X_test = pd.read_csv("california_housing_test.csv") # load in the separate testing data
y_test = X_test["median_house_value"] # set our output equal to the median house value column
X_test = X_test.drop(["median_house_value"], axis = 1) # remove that column from the input. axis = 1 means to remove the column
y_train = data["median_house_value"] # same thing for training data
X_train = data.drop(["median_house_value"], axis = 1)
We removed the output (which will be our predicted house value) from the data to give our model a chance to figure out what it should be. Now, the cool part. Let's fit our model and test it!
lm = LinearRegression().fit(X_train, y_train) # .fit() fits the data to the model
y_pred = lm.predict(X_test) # test how accurate the model is using testing data
print("R-Squared value:",lm.score(X_test,y_test))
If you want to read more about the syntax we used here to fit and test our model, here is where you can find sklearn's documentation on the linear regressor.
Can you believe it? That's all we have to do to implement our model. When I did this, I got an R2 value of ~0.6, but what does that mean? In short, it tells us how well our model's best fit line went through the data, where a score of 1.0 means the model perfectly explains the data. Pretty cool huh? If you wanted to take this a step further, you could try looking if dropping certain columns of your input gives you a better R2.
The last thing we will do is write the equation for our line. Don't worry about the code itself here, it's mainly formatting but it's pretty cool to see the equation our model came up with. Run this code and take a look at what you get! What do you think the coefficients might represent?
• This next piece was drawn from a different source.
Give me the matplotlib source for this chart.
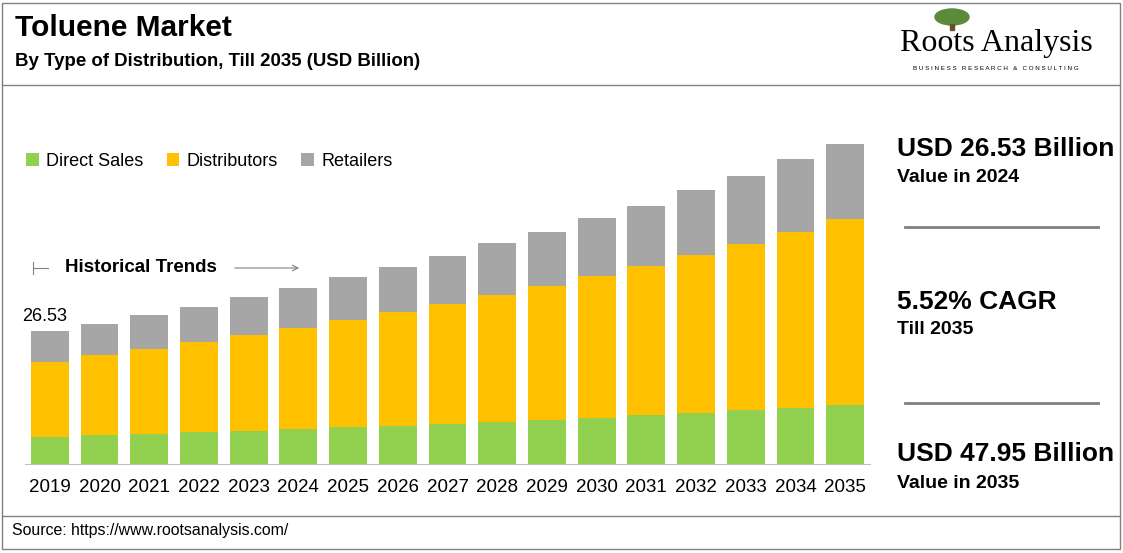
import matplotlib.pyplot as plt
from matplotlib.lines import Line2D
from matplotlib.patches import Rectangle, Ellipse

plt.rcParams['font.family'] = ['Liberation Sans', 'DejaVu Sans']

years = [str(y) for y in range(2019, 2036)]
direct_sales = [5.39, 5.79, 5.99, 6.39, 6.59, 6.99, 7.39, 7.58, 7.98, 8.38, 8.78, 9.18, 9.78, 10.18, 10.78, 11.18, 11.78]
distributors = [14.97, 15.97, 16.97, 17.96, 19.16, 20.16, 21.36, 22.75, 23.95, 25.35, 26.75, 28.34, 29.74, 31.54, 33.13, 35.13, 37.13]
retailers = [6.17, 6.19, 6.79, 6.99, 7.58, 7.98, 8.58, 8.98, 9.58, 10.38, 10.78, 11.58, 11.98, 12.97, 13.57, 14.57, 14.97]

green, yellow, gray = '#92d050', '#ffc000', '#a6a6a6'

fig = plt.figure(figsize=(11.23, 5.53), dpi=100)
fig.patch.set_facecolor('white')
W, H = 1123, 553
def fx(x): return x / W
def fy(y): return 1 - y / H

ax = fig.add_axes([fx(25), fy(464), 845 / W, 364 / H])
x = list(range(len(years)))
bottom2 = [a + b for a, b in zip(direct_sales, distributors)]
ax.bar(x, direct_sales, width=0.76, color=green, label='Direct Sales')
ax.bar(x, distributors, width=0.76, bottom=direct_sales, color=yellow, label='Distributors')
ax.bar(x, retailers, width=0.76, bottom=bottom2, color=gray, label='Retailers')
ax.set_xlim(-0.5, 16.5)
ax.set_ylim(0, 72.6)
ax.set_xticks(x)
ax.set_xticklabels(years, fontsize=13.5)
ax.tick_params(length=0, pad=11)
ax.set_yticks([])
for s in ['top', 'right', 'left']:
    ax.spines[s].set_visible(False)
ax.spines['bottom'].set_color('#bfbfbf')
total0 = direct_sales[0] + distributors[0] + retailers[0]
ax.text(-0.1, total0 + 1.2, f'{total0:.2f}', ha='center', va='bottom', fontsize=13)
ax.legend(loc='upper left', bbox_to_anchor=(-0.018, 0.9), ncol=3, frameon=False,
          fontsize=13, handlelength=0.7, handleheight=0.7, columnspacing=1.3, handletextpad=0.4)

# historical trends arrow
fig.text(fx(65), fy(268), 'Historical Trends', fontsize=13.5, fontweight='bold', va='center')
fig.add_artist(Line2D([fx(33), fx(33)], [fy(262), fy(274)], color='#808080', lw=0.8))
fig.add_artist(Line2D([fx(33), fx(48)], [fy(268), fy(268)], color='#808080', lw=0.8))
ax.annotate('', xy=(fx(302), fy(268)), xytext=(fx(232), fy(268)), xycoords='figure fraction',
            arrowprops=dict(arrowstyle='->', color='#808080', lw=0.8))

# header
fig.text(fx(15), fy(28), 'Toluene Market', fontsize=21.5, fontweight='bold', va='center')
fig.text(fx(15), fy(62), 'By Type of Distribution, Till 2035 (USD Billion)', fontsize=13.4, fontweight='bold', va='center')
fig.text(fx(996), fy(44), 'Roots Analysis', fontsize=23, family='Liberation Serif', ha='center', va='center')
fig.text(fx(996), fy(69), 'B U S I N E S S   R E S E A R C H   &   C O N S U L T I N G', fontsize=4.5, ha='center', va='center')
fig.add_artist(Ellipse((fx(952), fy(17)), 34 / W, 16 / H, color='#5a8a3a', transform=fig.transFigure))
fig.add_artist(Rectangle((fx(950), fy(30)), 4 / W, 6 / H, color='#6b4f2a', transform=fig.transFigure))

# right panel
fig.text(fx(897), fy(149), 'USD 26.53 Billion', fontsize=19, fontweight='bold', va='center')
fig.text(fx(897), fy(178), 'Value in 2024', fontsize=14, fontweight='bold', va='center')
fig.add_artist(Line2D([fx(905), fx(1098)], [fy(227), fy(227)], color='#7f7f7f', lw=2))
fig.text(fx(897), fy(302), '5.52% CAGR', fontsize=19, fontweight='bold', va='center')
fig.text(fx(897), fy(330), 'Till 2035', fontsize=14, fontweight='bold', va='center')
fig.add_artist(Line2D([fx(905), fx(1098)], [fy(403), fy(403)], color='#7f7f7f', lw=2))
fig.text(fx(897), fy(454), 'USD 47.95 Billion', fontsize=19, fontweight='bold', va='center')
fig.text(fx(897), fy(483), 'Value in 2035', fontsize=14, fontweight='bold', va='center')

# frame
fig.text(fx(12), fy(531), 'Source: https://www.rootsanalysis.com/', fontsize=11.4, va='center')
fig.add_artist(Rectangle((fx(2), fy(549)), 1118 / W, 546 / H, fill=False, ec='#808080', lw=1, transform=fig.transFigure))
fig.add_artist(Line2D([fx(2), fx(1120)], [fy(85), fy(85)], color='#808080', lw=1))
fig.add_artist(Line2D([fx(2), fx(1120)], [fy(516), fy(516)], color='#808080', lw=1))

fig.savefig('out.png', dpi=100)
my_formatted_list = [ '%.2f' % i for i in lm.coef_ ]
str1 = 'x + '.join(str(e) for e in my_formatted_list)
print("Formula is:\n y = ", str1, ' + ', str(lm.intercept_) )
Conclusion
Congratulations! You've just explored a dataset and built a simple regression model for this data. Machine learning actually has some meaning to you now, and you can begin to explore some more interesting projects. Maybe your next project can be to code the model on your own rather than use an imported model?